The performance pain

Currently, the use of prepareClientToWrite can cost up to 14% of CPU time.

Description of the performance issue

The prepareClientToWrite function has multiple conditions to validate the server's state. The function is called for any copy of a char or memcpy of a string that accumulates to a high cost.

Alternatives you've considered

  1. Move prepareClientToWrite as far back into the hot path to reduce the use of it

  2. Optimize prepareClientToWrite internally.

  3. Add client.writeStatus parameter to the client structure of type enum Client_Write_Status with states

  4. Client_Write_Uninit - used as condition whether prepareClientToWrite has to be called.
  5. Client_Write_Ok - write status is C_OK.
  6. Client_Write_Err - write status is C_ERR.

When prepareClientToWrite is called, it checks the enum status. For Client_Write_Ok and Client_Write_Err, it immediately returns. For Client_Write_Uninit, it will execute the checks.

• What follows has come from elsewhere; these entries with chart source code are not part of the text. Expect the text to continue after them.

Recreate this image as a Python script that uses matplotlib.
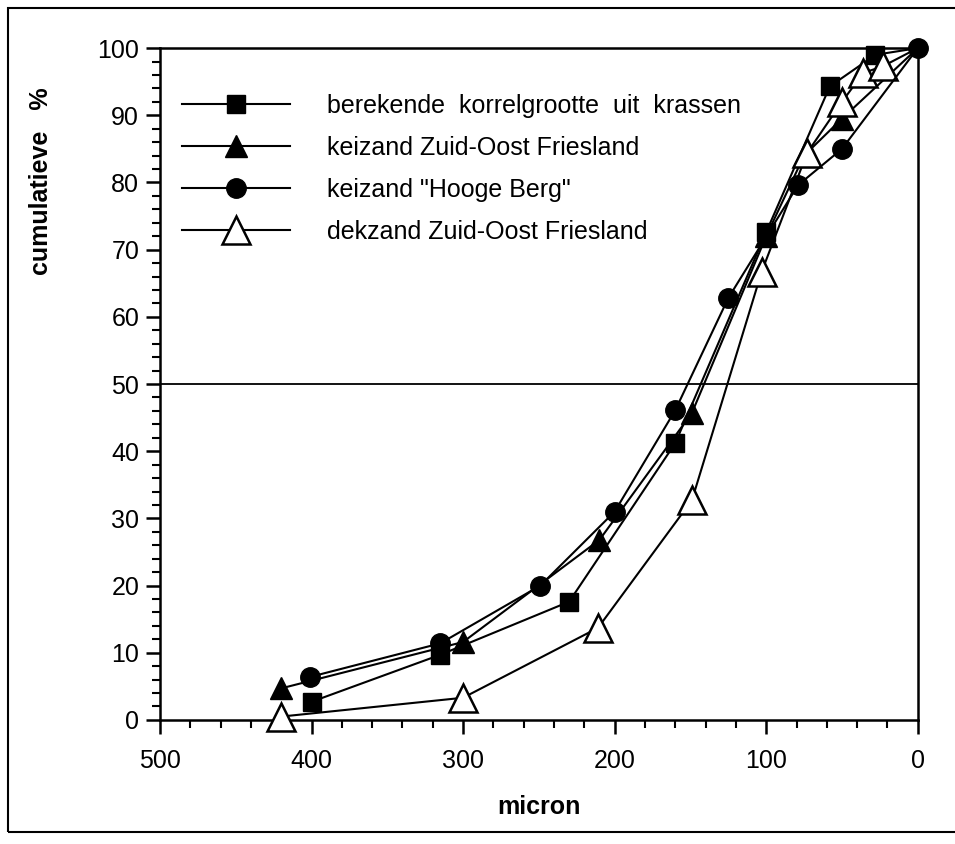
import matplotlib
matplotlib.use("Agg")
import matplotlib.pyplot as plt
from matplotlib.patches import Rectangle
from matplotlib.ticker import MultipleLocator

plt.rcParams["font.family"] = ["Liberation Sans", "DejaVu Sans"]

labels = [
    "berekende  korrelgrootte  uit  krassen",
    "keizand Zuid-Oost Friesland",
    "keizand \"Hooge Berg\"",
    "dekzand Zuid-Oost Friesland",
]

krassen_x = [400, 315, 230, 160, 100, 58, 28, 0]
krassen_y = [2.7, 9.7, 17.6, 41.2, 72.6, 94.3, 99.0, 100]

keizand_x = [420, 300, 210, 149, 100, 75, 50, 0]
keizand_y = [4.7, 11.6, 26.8, 45.7, 72.0, 84.0, 89.5, 100]

hooge_x = [401, 315, 249, 200, 160, 125, 79, 50, 0]
hooge_y = [6.4, 11.4, 20.0, 31.0, 46.1, 62.8, 79.6, 85.0, 100]

dekzand_x = [420, 300, 211, 149, 103, 73, 50, 36, 23, 0]
dekzand_y = [0.5, 3.3, 13.7, 32.7, 66.7, 84.4, 92.0, 96.3, 97.3, 100]

fig = plt.figure(figsize=(9.55, 8.44), dpi=100)
ax = fig.add_axes([0.1675, 0.147, 0.7935, 0.796])

lw = 1.5
# end point (0, 100) shared; only the circle shows a marker there
ax.plot(krassen_x, krassen_y, color="black", lw=lw, marker="s", ms=13,
        mfc="black", mec="black", label=labels[0], clip_on=False, zorder=3,
        markevery=slice(0, len(krassen_x) - 1))
ax.plot(keizand_x, keizand_y, color="black", lw=lw, marker="^", ms=16,
        mfc="black", mec="black", label=labels[1], clip_on=False, zorder=3,
        markevery=slice(0, len(keizand_x) - 1))
ax.plot(hooge_x, hooge_y, color="black", lw=lw, marker="o", ms=14,
        mfc="black", mec="black", label=labels[2], clip_on=False, zorder=4)
ax.plot(dekzand_x, dekzand_y, color="black", lw=lw, marker="^", ms=20,
        mfc="white", mec="black", mew=1.8, label=labels[3], clip_on=False,
        zorder=3, markevery=slice(0, len(dekzand_x) - 1))

ax.axhline(50, color="black", lw=1.3, zorder=1)

ax.set_xlim(500, 0)
ax.set_ylim(0, 100)
ax.xaxis.set_major_locator(MultipleLocator(100))
ax.xaxis.set_minor_locator(MultipleLocator(20))
ax.yaxis.set_major_locator(MultipleLocator(10))
ax.yaxis.set_minor_locator(MultipleLocator(2))

ax.tick_params(axis="both", which="major", direction="out", length=10,
               width=1.8, labelsize=18, pad=5)
ax.tick_params(axis="both", which="minor", direction="out", length=6,
               width=1.5)
ax.tick_params(axis="x", which="major", pad=11)
for s in ax.spines.values():
    s.set_linewidth(1.8)

ax.set_xlabel("micron", fontsize=18, fontweight="bold", labelpad=16)
fig.text(0.043, 0.785, "cumulatieve   %", rotation=90, fontsize=18,
         fontweight="bold", ha="center", va="center")

leg = ax.legend(loc="upper left", bbox_to_anchor=(0.0, 0.965), frameon=False,
                fontsize=18, handlelength=4.3, handletextpad=1.5,
                labelspacing=0.72, numpoints=1)

fig.patches.append(Rectangle((8 / 955, 12 / 844), 1.0, 824 / 844,
                             transform=fig.transFigure, fill=False,
                             edgecolor="black", lw=1.5))

fig.savefig("out.png", dpi=100)
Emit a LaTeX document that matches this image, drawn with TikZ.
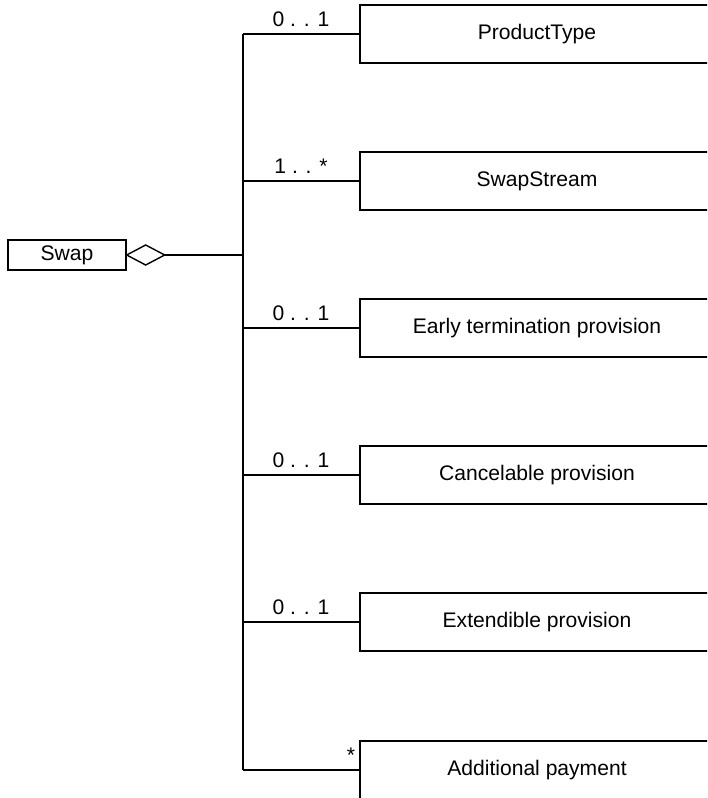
\documentclass[tikz,border=0pt]{standalone}
\usepackage{fontspec}
\setmainfont{Liberation Sans}
\begin{document}
\begin{tikzpicture}[x=0.02cm,y=-0.02cm,line width=0.8pt,line join=miter,font=\fontsize{12}{14}\selectfont,
  cls/.style={draw,rectangle,inner sep=0pt,minimum width=7.08cm,minimum height=1.16cm},
  mult/.style={anchor=base,inner sep=0pt}]
  \clip (0,0) rectangle (707,798);
  % Klasse Swap und Aggregationsraute
  \node[draw,inner sep=0pt,minimum width=2.36cm,minimum height=0.6cm] (swap) at (67,255) {Swap};
  \draw (swap.east) -- ++(19,-10) -- ++(19,10) coordinate (dia) -- ++(-19,10) -- cycle;
  \path
  (243,34) coordinate (bustop)
  (243,255) coordinate (bus)
  (243,770) coordinate (busbot);
  \draw (dia) -- (bus);
  \draw (bustop) -- (busbot);
  % Teile mit Multiplizitaeten
  \foreach \n/\y/\t/\m/\mx in {ptype/34/ProductType/{0 . . 1}/301,
      stream/181/SwapStream/{1 . . *}/301,
      early/328/Early termination provision/{0 . . 1}/301,
      cancel/475/Cancelable provision/{0 . . 1}/301,
      extend/622/Extendible provision/{0 . . 1}/301,
      addpay/770/Additional payment/{*}/351}{
    \node[cls] (\n) at (537,\y) {\t};
    \coordinate (j\n) at (243,\y);
    \draw (j\n) -- (\n.west);
    \node[mult] (m\n) at (\mx,\y-8) {\m};
  }
\end{tikzpicture}
\end{document}
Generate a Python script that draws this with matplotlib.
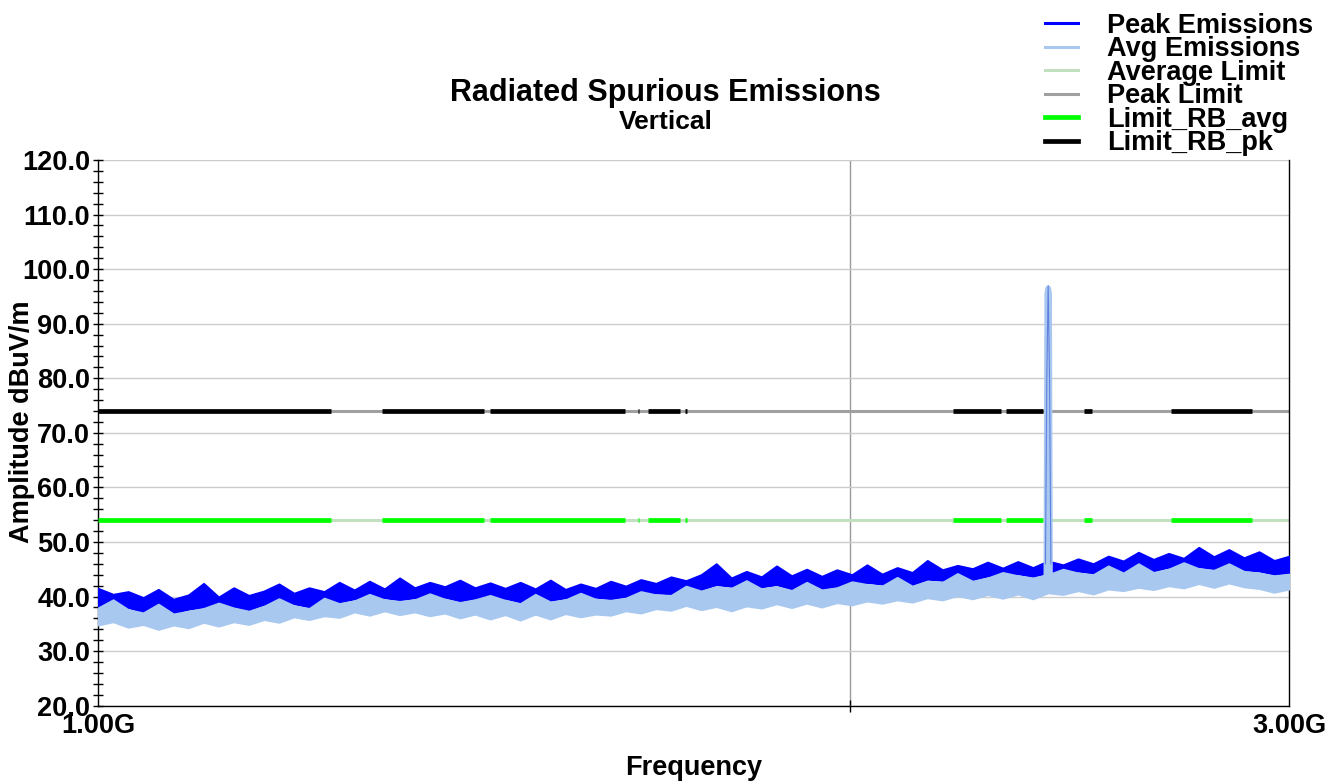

This requires resetting the flags when a change occurs in other procedures of the server The client status should be reset to Client_Write_Uninit. A possible name for the function is clientResetBufferState.

Comment From: ashtul

A flamechart for calling HGETALL for a hash with 50 field-value pairs using mem-tier.

prepareClientToWrite

@filipecosta90 #flamecharts.

Comment From: oranagra

i think the first alternative (moving prepareClientToWrite) is not feasible.

looking at the code inside prepareClientToWrite i don't see why it would take that long, other than many cache misses. the main thing it does again and again is check a bunch of flags, as well as c->bufpos!=NULL and listLength(c->reply).

@ashtul which version did you test? maybe it's before #10697? maybe we also need to move replstate or make sure only to test it when the flags indicate that the client is a replica? i invite you to experiment with these.

the 3rd solution you suggested would be reasonable if prepareClientToWrite would actually be doing any real work, but considering that all it does is check a ton of flags, it may mean that we need to invalidate the new flag in a ton of places. i think there's a good chance we can make the function more cache friendly and that would be it.

Comment From: oranagra

p.s. please mention which workload and version you measured.